When your favorite tool is a hammer, everything looks like a nail.


----------



## akflightmedic (Aug 11, 2017)

So prison recommendation is their favorite "tool"? Maybe the craftsman decided this was the best tool for this specific nail after spending years of studying various nails, hammers, and how best to use each with a specific job...?

Metaphor speech...so much fun.


----------



## Carlos Danger (Aug 11, 2017)

akflightmedic said:


> So prison recommendation is their favorite "tool"? Maybe the craftsman decided this was the best tool for this specific nail after spending years of studying various nails, hammers, and how best to use each with a specific job...?


Or maybe we just live in a society where we have a higher percentage of non-violent offenders in prison than Iran, N. Korea, and several other countries that we generally think of as far less free than our own.

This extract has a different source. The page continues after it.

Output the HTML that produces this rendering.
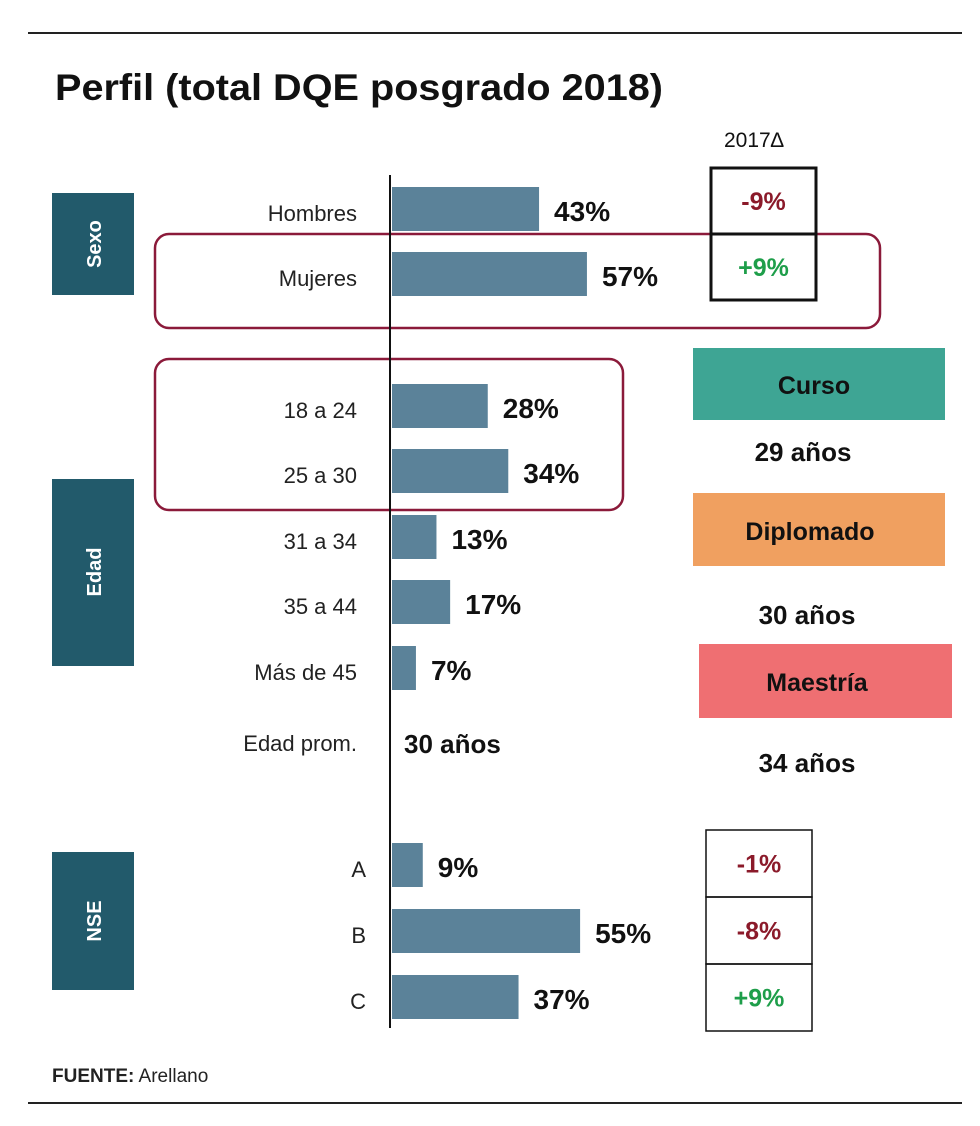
<!DOCTYPE html>
<html><head><meta charset="utf-8"><style>
html,body{margin:0;padding:0;background:#fff;}
svg{display:block;font-family:"Liberation Sans",sans-serif;}
</style></head><body>
<svg id="chart" width="980" height="1126" viewBox="0 0 980 1126">
<line x1="28" y1="33" x2="962" y2="33" stroke="#222" stroke-width="2"/>
<line x1="28" y1="1103" x2="962" y2="1103" stroke="#222" stroke-width="2"/>
<text x="55" y="100" font-size="37" font-weight="bold" fill="#111" textLength="608" lengthAdjust="spacingAndGlyphs">Perfil (total DQE posgrado 2018)</text>
<text x="724" y="147" font-size="21" fill="#111">2017∆</text>

<rect x="52" y="193" width="82" height="102" fill="#225a6b"/>
<text transform="translate(101,244) rotate(-90)" text-anchor="middle" font-size="20" font-weight="bold" fill="#fff">Sexo</text>
<rect x="52" y="479" width="82" height="187" fill="#225a6b"/>
<text transform="translate(101,572) rotate(-90)" text-anchor="middle" font-size="20" font-weight="bold" fill="#fff">Edad</text>
<rect x="52" y="852" width="82" height="138" fill="#225a6b"/>
<text transform="translate(101,921) rotate(-90)" text-anchor="middle" font-size="20" font-weight="bold" fill="#fff">NSE</text>

<rect x="155" y="234" width="725" height="94" rx="14" fill="none" stroke="#8b1a3a" stroke-width="2.5"/>
<rect x="155" y="359" width="468" height="151" rx="14" fill="none" stroke="#8b1a3a" stroke-width="2.5"/>

<g id="bars"></g>
<line x1="390" y1="175" x2="390" y2="1028" stroke="#111" stroke-width="2"/>

<text x="357" y="751" text-anchor="end" font-size="22" fill="#222">Edad prom.</text>
<text x="404" y="753" font-size="26" font-weight="bold" fill="#111">30 años</text>

<g id="delta"></g>

<rect x="693" y="348" width="252" height="72" fill="#3ea594"/>
<text x="814" y="394" text-anchor="middle" font-size="25" font-weight="bold" fill="#111">Curso</text>
<text x="803" y="461" text-anchor="middle" font-size="26" font-weight="bold" fill="#111">29 años</text>
<rect x="693" y="493" width="252" height="73" fill="#f0a060"/>
<text x="810" y="540" text-anchor="middle" font-size="25" font-weight="bold" fill="#111">Diplomado</text>
<text x="807" y="624" text-anchor="middle" font-size="26" font-weight="bold" fill="#111">30 años</text>
<rect x="699" y="644" width="253" height="74" fill="#ef6f72"/>
<text x="817" y="691" text-anchor="middle" font-size="25" font-weight="bold" fill="#111">Maestría</text>
<text x="807" y="772" text-anchor="middle" font-size="26" font-weight="bold" fill="#111">34 años</text>

<text x="52" y="1082" font-size="19" fill="#222"><tspan font-weight="bold">FUENTE:</tspan> Arellano</text>
</svg>
<script>
const categories = ["Hombres","Mujeres","18 a 24","25 a 30","31 a 34","35 a 44","Más de 45","A","B","C"];
const values = [43,57,28,34,13,17,7,9,55,37];
const barTops = [187,252,384,449,515,580,646,843,909,975];
const deltaLabels = ["-9%","+9%","-1%","-8%","+9%"];
const NS="http://www.w3.org/2000/svg";
const x0=392, pxPerPct=3.42, barH=44;
function xScale(v){return x0+v*pxPerPct;}
const g=document.getElementById('bars');
categories.forEach((c,i)=>{
  const y=barTops[i];
  const r=document.createElementNS(NS,'rect');
  r.setAttribute('x',x0);r.setAttribute('y',y);
  r.setAttribute('width',xScale(values[i])-x0);r.setAttribute('height',barH);
  r.setAttribute('fill','#5b8299');
  
  
  g.appendChild(r);
  const t=document.createElementNS(NS,'text');
  t.setAttribute('x', i>=7?366:357);t.setAttribute('y',y+34);
  t.setAttribute('text-anchor','end');t.setAttribute('font-size','22');t.setAttribute('fill','#222');
  t.textContent=c;
  
  
  g.appendChild(t);
  const v=document.createElementNS(NS,'text');
  v.setAttribute('x',xScale(values[i])+15);v.setAttribute('y',y+34);
  v.setAttribute('font-size','28');v.setAttribute('font-weight','bold');v.setAttribute('fill','#111');
  v.textContent=values[i]+'%';
  
  
  g.appendChild(v);
});
const d=document.getElementById('delta');
const cells=[[711,168,105,66,3],[711,234,105,66,3],[706,830,106,67,1.5],[706,897,106,67,1.5],[706,964,106,67,1.5]];
cells.forEach((c,i)=>{
  const r=document.createElementNS(NS,'rect');
  r.setAttribute('x',c[0]);r.setAttribute('y',c[1]);r.setAttribute('width',c[2]);r.setAttribute('height',c[3]);
  r.setAttribute('fill','none');r.setAttribute('stroke','#111');r.setAttribute('stroke-width',c[4]);
  
  
  d.appendChild(r);
  const t=document.createElementNS(NS,'text');
  t.setAttribute('x',c[0]+c[2]/2);t.setAttribute('y',c[1]+c[3]/2+9);
  t.setAttribute('text-anchor','middle');t.setAttribute('font-size','25');t.setAttribute('font-weight','bold');
  t.setAttribute('fill',deltaLabels[i][0]==='+'?'#1e9e4a':'#8b1a2a');
  t.textContent=deltaLabels[i];
  
  
  d.appendChild(t);
});
</script>
</body></html>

And where even though we are many TRILLIONS of dollars in debt, AND even though convicts who served time have much higher recidivism rates than similar convicts who weren't sentenced to prison, we still subscribe to the wholly disproved notion that it is the most appropriate way of dealing with pretty much anyone who breaks pretty much any law.

Read about "overcharging". There is a (unjust) reason why fewer than 10% of criminal cases go to trial.


----------



## NysEms2117 (Aug 11, 2017)

Thus why alternatives to incarceration were born! such as SHOCK incarceration. or Parole/probation. But i don't know much about that or anything


----------



## SandpitMedic (Sep 4, 2017)

http://www.nwfdailynews.com/news/20170815/former-selfie-war-emt-sentenced-to-probation

Probation for one of them.


----------



## DrParasite (Sep 20, 2017)

6 month sentence for the other one

https://www.ems1.com/arrests/articles/324262048--Selfie-War-paramedic-sentenced-to-6-months-in-jail/

Christopher Wimmer, the former Okaloosa County EMS paramedic prosecuted for taking "selfies" with incapacitated victims in ambulances, was sentenced Tuesday to six months in jail and three years probation in an Okaloosa County Courthouse.

Wimmer, 35, was also ordered to perform 100 hours of community service, pay court costs and was prohibited from practicing as an EMS paramedic throughout the duration of his sentence. The sentence was recommended by Assistant State Attorney Clifton Drake and handed down by Okaloosa County Circuit Judge William Stone.


----------



## Tigger (Sep 25, 2017)

akflightmedic said:


> FYI...the county now bans ALL personal devices while on duty. There is an official cell phone on the truck if needed, anyone with personal device is gone.


What an inane policy. Downtime must suck.


----------